*SHORT TASK*: Leaving out the pictures, retype the lines from the beginning of the listing through the line containing "font=dict(family=FONT, size=30, color=TXT))".

____

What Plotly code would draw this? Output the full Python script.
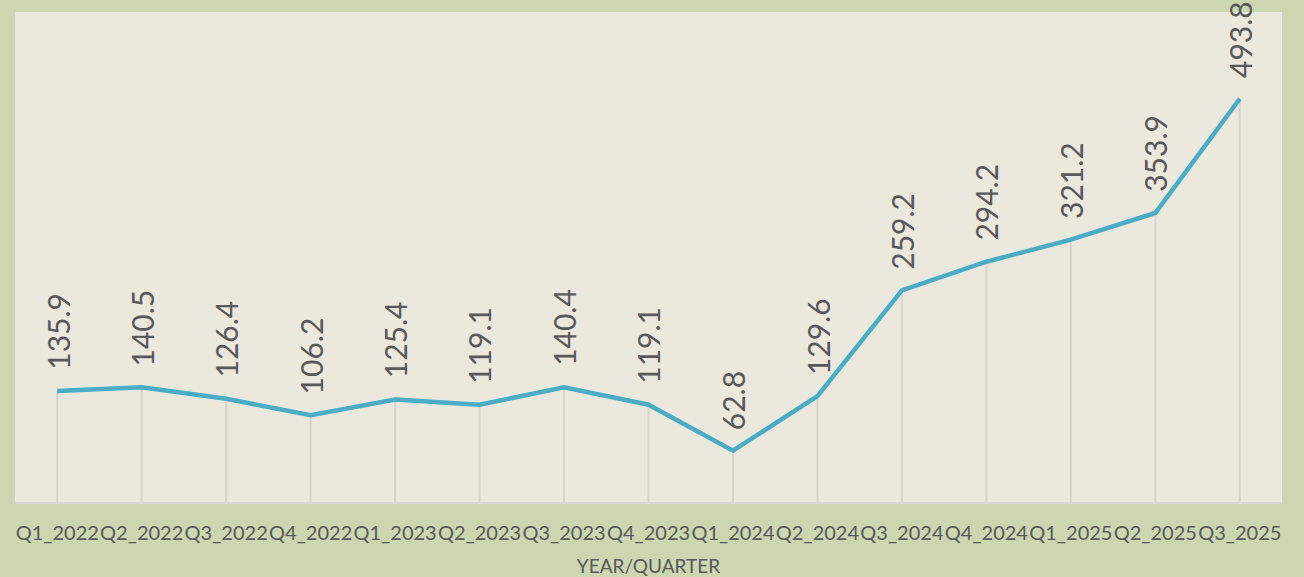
import plotly.graph_objects as go

quarters = ["Q1_2022", "Q2_2022", "Q3_2022", "Q4_2022", "Q1_2023", "Q2_2023", "Q3_2023",
            "Q4_2023", "Q1_2024", "Q2_2024", "Q3_2024", "Q4_2024", "Q1_2025", "Q2_2025", "Q3_2025"]
values = [135.9, 140.5, 126.4, 106.2, 125.4, 119.1, 140.4, 119.1, 62.8, 129.6, 259.2, 294.2, 321.2, 353.9, 493.8]
x_title = "YEAR/QUARTER"

FONT = "Lato"
TXT = "#595959"

drop_x, drop_y = [], []
for q, v in zip(quarters, values):
    drop_x += [q, q, None]
    drop_y += [0, v, None]

fig = go.Figure()
fig.add_trace(go.Scatter(x=drop_x, y=drop_y, mode="lines",
                         line=dict(color="#d6d4cc", width=2), hoverinfo="skip", showlegend=False))
fig.add_trace(go.Scatter(x=quarters, y=values, mode="lines",
                         line=dict(color="#4bacc6", width=4.5), showlegend=False))

for q, v in zip(quarters, values):
    fig.add_annotation(x=q, y=v, text=f"{v:.1f}", textangle=-90, showarrow=False,
                       xanchor="center", yanchor="bottom", yshift=19,
                       font=dict(family=FONT, size=30, color=TXT))

fig.update_layout(
    width=1304, height=577,
    paper_bgcolor="#ccd6b1", plot_bgcolor="#ebe9de",
    margin=dict(l=15, r=22, t=12, b=75),
    font=dict(family=FONT, color=TXT),
    xaxis=dict(type="category", range=[-0.5, 14.5], tickangle=0, showgrid=False,
               showline=True, linecolor="#d9d9d9", linewidth=2, ticks="",
               ticklabelstandoff=12, automargin=False,
               tickfont=dict(family=FONT, size=20, color=TXT),
               title=dict(text=x_title, font=dict(family=FONT, size=19, color=TXT), standoff=17)),
    yaxis=dict(range=[0, 600], showgrid=False, showticklabels=False, zeroline=False, ticks="",
               automargin=False),
)
fig.write_html("out.html", config={"displayModeBar": False},
               post_script="document.body.style.margin='0px';")
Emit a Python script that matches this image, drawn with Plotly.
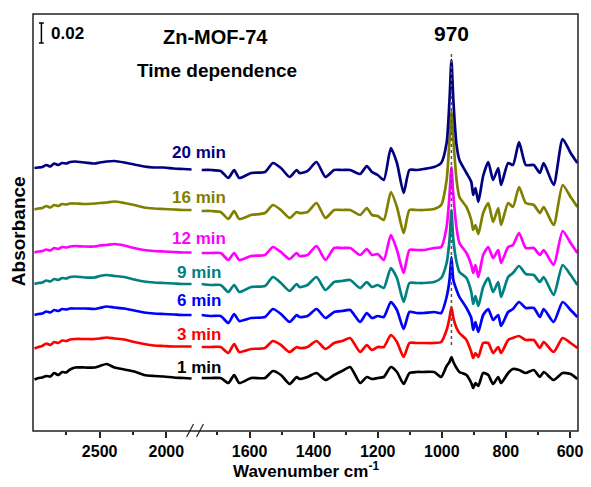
import plotly.graph_objects as go

# Wavenumber grids (cm-1) for the two panels of the broken axis
wn_high = [2989, 2959, 2930, 2900, 2870, 2841, 2811, 2781, 2752, 2722, 2685, 2611,
           2537, 2500, 2448, 2389, 2315, 2241, 2167, 2093, 2019, 1944, 1870, 1811]
wn_low = [1750, 1719, 1690, 1666, 1648, 1632, 1595, 1552, 1527, 1502,
          1475, 1453, 1444, 1419, 1391, 1363, 1336, 1311, 1286, 1255,
          1234, 1218, 1200, 1181, 1159, 1140, 1119, 1101, 1079, 1057,
          1024, 1002, 985, 976, 970, 964, 954, 945, 923, 908,
          902, 895, 886, 871, 855, 840, 824, 815, 793, 778,
          759, 738, 713, 694, 682, 651, 623, 598, 577]

# Absorbance in mA (spectra stacked with a vertical offset)
high_1 = [51.5, 53, 53.5, 55, 54.5, 58, 56, 59, 58.5, 61.5, 63.5, 63.5, 63.5, 65, 67, 63.5,
          61.5, 59.5, 56, 55, 54.5, 53.5, 53, 52.5]
high_3 = [82.5, 84, 85, 87.5, 86, 89, 88, 90.5, 90, 91.5, 92, 92, 92, 92.5, 93.5, 92.5,
          91.5, 89, 87, 85.5, 85, 84.5, 84.5, 84.5]
high_6 = [116, 117, 117.5, 119.5, 118.5, 121, 120, 122, 121.5, 122.5, 122.5, 122.5, 122,
          123, 124.5, 123.5, 122.5, 120.5, 118.5, 117.5, 117, 116.5, 116, 116]
high_9 = [147, 148, 148.5, 150.5, 149.5, 152, 151, 153, 152.5, 154, 154.5, 153.5, 153.5,
          155, 156, 155, 154, 151.5, 149.5, 148.5, 148, 147.5, 147, 147]
high_12 = [178.5, 179.5, 180, 181.5, 180.5, 183, 182, 184, 183.5, 184.5, 185, 184.5, 184.5,
           185.5, 186, 187, 185.5, 183, 181, 180, 179.5, 179, 178.5, 178.5]
high_16 = [221.5, 222.5, 223, 225, 223.5, 226, 225, 227, 226.5, 227.5, 227.5, 227, 227.5,
           228, 228.5, 229.5, 228, 226, 223.5, 222.5, 222, 221.5, 221, 221]
high_20 = [263, 263.5, 264, 266, 264.5, 267.5, 266, 268, 267.5, 269, 269.5, 268.5, 267.5,
           268.5, 269.5, 270, 268.5, 266.5, 264.5, 263.5, 263.5, 262.5, 262, 261.5]

low_1 = [53, 53, 53, 48, 56, 48, 53, 53, 60, 56, 47, 54, 52, 54, 58, 51, 56, 60, 64, 48,
         54, 52, 53, 54, 64, 59, 47, 58, 59, 59, 59, 54, 65, 69, 74, 69, 63, 59, 56, 48,
         43, 48, 45, 58, 56, 47, 54, 48, 58, 62, 61, 58, 61, 54, 59, 51, 58, 57, 52]
low_3 = [84, 84, 84, 78, 87, 79, 82, 83, 90, 86, 79, 84, 83, 84, 90, 82, 88, 90, 93, 79,
         86, 81, 84, 84, 96, 89, 74, 88, 88, 88, 88, 89, 101, 113, 124, 113, 103, 98, 91, 79,
         73, 78, 74, 88, 88, 78, 84, 78, 91, 93, 95, 91, 91, 83, 89, 79, 93, 88, 83]
low_6 = [116, 115, 115, 108, 117, 110, 113, 114, 122, 117, 109, 116, 114, 115, 122, 113,
         119, 120, 121, 109, 118, 113, 115, 114, 129, 121, 102, 119, 118, 118, 119, 118,
         134, 151, 174, 151, 141, 134, 123, 113, 101, 109, 99, 116, 122, 111, 116, 105,
         119, 122, 129, 123, 123, 114, 122, 109, 129, 121, 114]
low_9 = [147, 146, 146, 139, 146, 139, 144, 145, 154, 148, 140, 147, 144, 146, 154, 141,
         149, 150, 151, 143, 149, 144, 146, 143, 163, 153, 129, 148, 148, 148, 149, 153,
         168, 191, 221, 191, 169, 159, 153, 139, 127, 135, 125, 144, 153, 139, 149, 134,
         154, 158, 165, 157, 156, 149, 154, 136, 166, 156, 146]
low_12 = [178, 178, 178, 171, 178, 171, 175, 176, 184, 179, 172, 178, 175, 176, 185, 171,
          183, 183, 183, 176, 182, 176, 177, 171, 196, 181, 158, 181, 181, 181, 183, 184,
          204, 236, 264, 236, 203, 188, 178, 166, 158, 166, 154, 176, 184, 173, 181, 168,
          184, 186, 198, 183, 183, 176, 181, 166, 200, 188, 178]
low_16 = [220, 220, 219, 212, 220, 212, 216, 218, 226, 221, 213, 219, 218, 219, 228, 213,
          221, 221, 221, 216, 223, 216, 215, 211, 239, 224, 198, 221, 221, 221, 222, 226,
          251, 291, 319, 291, 251, 234, 224, 211, 201, 206, 197, 218, 228, 209, 223, 206,
          228, 224, 244, 228, 226, 218, 224, 206, 246, 234, 224]
low_20 = [261, 261, 260, 253, 261, 253, 258, 259, 268, 263, 254, 261, 258, 260, 269, 254,
          261, 261, 261, 257, 265, 259, 256, 251, 283, 268, 238, 261, 261, 262, 264, 268,
          288, 331, 371, 331, 286, 271, 258, 249, 236, 243, 229, 255, 269, 251, 263, 246,
          268, 266, 289, 266, 266, 258, 268, 246, 292, 278, 268]

labels = ["1 min", "3 min", "6 min", "9 min", "12 min", "16 min", "20 min"]
colors = ["#000000", "#FF0000", "#0000FF", "#008080", "#FF00FF", "#808000", "#000080"]
label_y = [64, 97, 131, 159, 193, 234, 279]
highs = [high_1, high_3, high_6, high_9, high_12, high_16, high_20]
lows = [low_1, low_3, low_6, low_9, low_12, low_16, low_20]

peak_wn = 970
peak_line_y = [86, 379]
scale_bar = 20  # mA, i.e. 0.02 absorbance

FONT = "Liberation Sans, Arial, sans-serif"


def bold(size, color="black"):
    return dict(family=FONT, size=size, color=color, weight="bold")


def px_x(p):
    # horizontal pixel inside the 550 px plot area -> paper fraction
    return (p - 33) / 550


def px_y(p):
    # vertical pixel -> paper fraction (plot area spans 14..431)
    return (431 - p) / 417


fig = go.Figure()
for name, col, hi, lo in zip(labels, colors, highs, lows):
    fig.add_trace(go.Scatter(x=wn_high, y=hi, xaxis="x", yaxis="y", mode="lines",
                             line=dict(color=col, width=2.7, shape="spline", smoothing=0.6),
                             name=name, showlegend=False))
    fig.add_trace(go.Scatter(x=wn_low, y=lo, xaxis="x2", yaxis="y", mode="lines",
                             line=dict(color=col, width=2.7, shape="spline", smoothing=0.6),
                             name=name, showlegend=False))

# dotted marker through the 970 cm-1 band
fig.add_trace(go.Scatter(x=[peak_wn, peak_wn], y=peak_line_y, xaxis="x2", yaxis="y",
                         mode="lines", line=dict(color="#555555", width=1.5, dash="dot"),
                         showlegend=False))

common_x = dict(showgrid=False, zeroline=False, showline=False, ticks="outside",
                ticklen=6, tickwidth=1.5, tickcolor="#222", tickfont=bold(16), anchor="y")

fig.update_layout(
    width=591, height=487,
    margin=dict(l=33, r=8, t=14, b=56),
    paper_bgcolor="white", plot_bgcolor="white",
    xaxis=dict(domain=[0, 0.2936], range=[3000, 1800], tickvals=[2500, 2000],
               minor=dict(tickvals=[2750, 2250], ticks="outside", ticklen=3,
                          tickwidth=1.5, tickcolor="#222"), **common_x),
    xaxis2=dict(domain=[0.3091, 1], range=[1750, 575],
                tickvals=[1600, 1400, 1200, 1000, 800, 600],
                minor=dict(tickvals=[1700, 1500, 1300, 1100, 900, 700], ticks="outside",
                           ticklen=3, tickwidth=1.5, tickcolor="#222"), **common_x),
    yaxis=dict(range=[0, 417], showticklabels=False, showgrid=False, zeroline=False,
               showline=False, ticks=""),
)

shapes = [
    dict(type="rect", xref="paper", yref="paper", x0=0, x1=1, y0=0, y1=1,
         line=dict(color="#222", width=1.5)),
    # axis-break slashes
    dict(type="line", xref="paper", yref="paper", x0=px_x(188), x1=px_x(195),
         y0=px_y(437), y1=px_y(424), line=dict(color="#222", width=1.2)),
    dict(type="line", xref="paper", yref="paper", x0=px_x(198), x1=px_x(205),
         y0=px_y(437), y1=px_y(424), line=dict(color="#222", width=1.2)),
    # 0.02 scale bar
    dict(type="line", xref="x", yref="y", x0=2937, x1=2937, y0=388, y1=388 + scale_bar,
         line=dict(color="black", width=1.5)),
    dict(type="line", xref="x", yref="y", x0=2955, x1=2919, y0=388, y1=388,
         line=dict(color="black", width=1.5)),
    dict(type="line", xref="x", yref="y", x0=2955, x1=2919, y0=388 + scale_bar,
         y1=388 + scale_bar, line=dict(color="black", width=1.5)),
]
fig.update_layout(shapes=shapes)

centered = dict(showarrow=False, xanchor="center", yanchor="middle")
ann = []
for name, col, ly in zip(labels, colors, label_y):
    ann.append(dict(text=name, x=px_x(201), xref="paper", y=ly, yref="y",
                    font=bold(17, col), **centered))
ann += [
    dict(text="0.02", x=px_x(49), y=398, xref="paper", yref="y", xanchor="left",
         yanchor="middle", showarrow=False, font=bold(17)),
    dict(text="Zn-MOF-74", x=px_x(217), y=px_y(37), xref="paper", yref="paper",
         font=bold(20), **centered),
    dict(text="Time dependence", x=px_x(219), y=px_y(70), xref="paper", yref="paper",
         font=bold(19), **centered),
    dict(text="970", x=peak_wn, xref="x2", y=px_y(33), yref="paper",
         font=bold(21), **centered),
    dict(text="Absorbance", x=px_x(18), y=px_y(231), xref="paper", yref="paper",
         textangle=-90, font=bold(19), **centered),
    dict(text="Wavenumber cm<sup>-1</sup>", x=px_x(309), y=px_y(470), xref="paper",
         yref="paper", font=bold(17), **centered),
]
fig.update_layout(annotations=ann)

fig.write_html("out.html")
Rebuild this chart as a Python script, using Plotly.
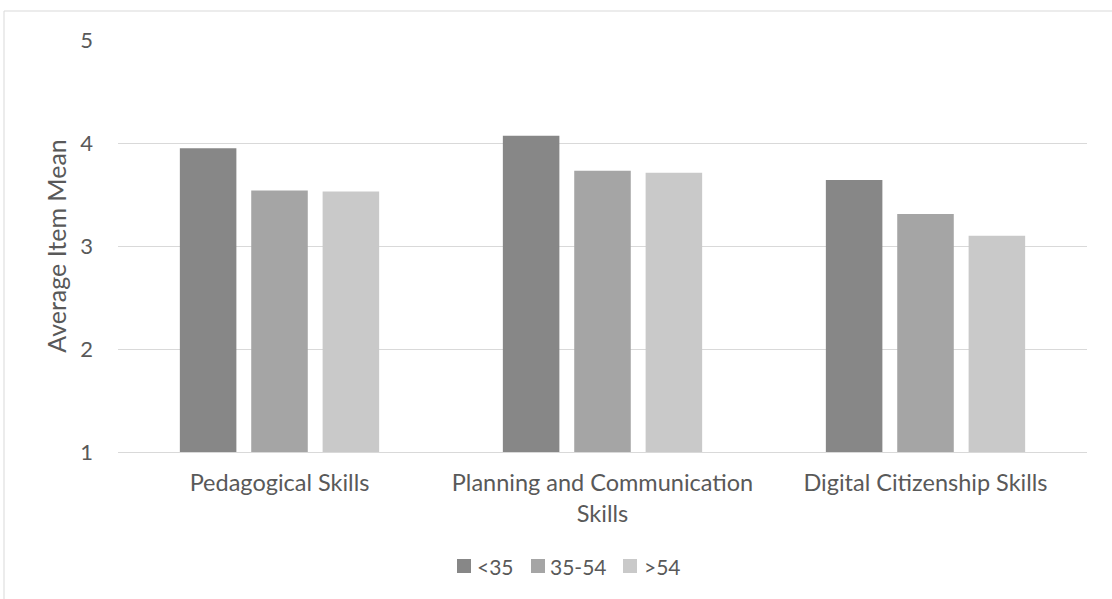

____

*ANSWER IN FULL*:
What Plotly code would draw this? Output the full Python script.
import plotly.graph_objects as go

quarters = ["Q1_2022", "Q2_2022", "Q3_2022", "Q4_2022", "Q1_2023", "Q2_2023", "Q3_2023",
            "Q4_2023", "Q1_2024", "Q2_2024", "Q3_2024", "Q4_2024", "Q1_2025", "Q2_2025", "Q3_2025"]
values = [135.9, 140.5, 126.4, 106.2, 125.4, 119.1, 140.4, 119.1, 62.8, 129.6, 259.2, 294.2, 321.2, 353.9, 493.8]
x_title = "YEAR/QUARTER"

FONT = "Lato"
TXT = "#595959"

drop_x, drop_y = [], []
for q, v in zip(quarters, values):
    drop_x += [q, q, None]
    drop_y += [0, v, None]

fig = go.Figure()
fig.add_trace(go.Scatter(x=drop_x, y=drop_y, mode="lines",
                         line=dict(color="#d6d4cc", width=2), hoverinfo="skip", showlegend=False))
fig.add_trace(go.Scatter(x=quarters, y=values, mode="lines",
                         line=dict(color="#4bacc6", width=4.5), showlegend=False))

for q, v in zip(quarters, values):
    fig.add_annotation(x=q, y=v, text=f"{v:.1f}", textangle=-90, showarrow=False,
                       xanchor="center", yanchor="bottom", yshift=19,
                       font=dict(family=FONT, size=30, color=TXT))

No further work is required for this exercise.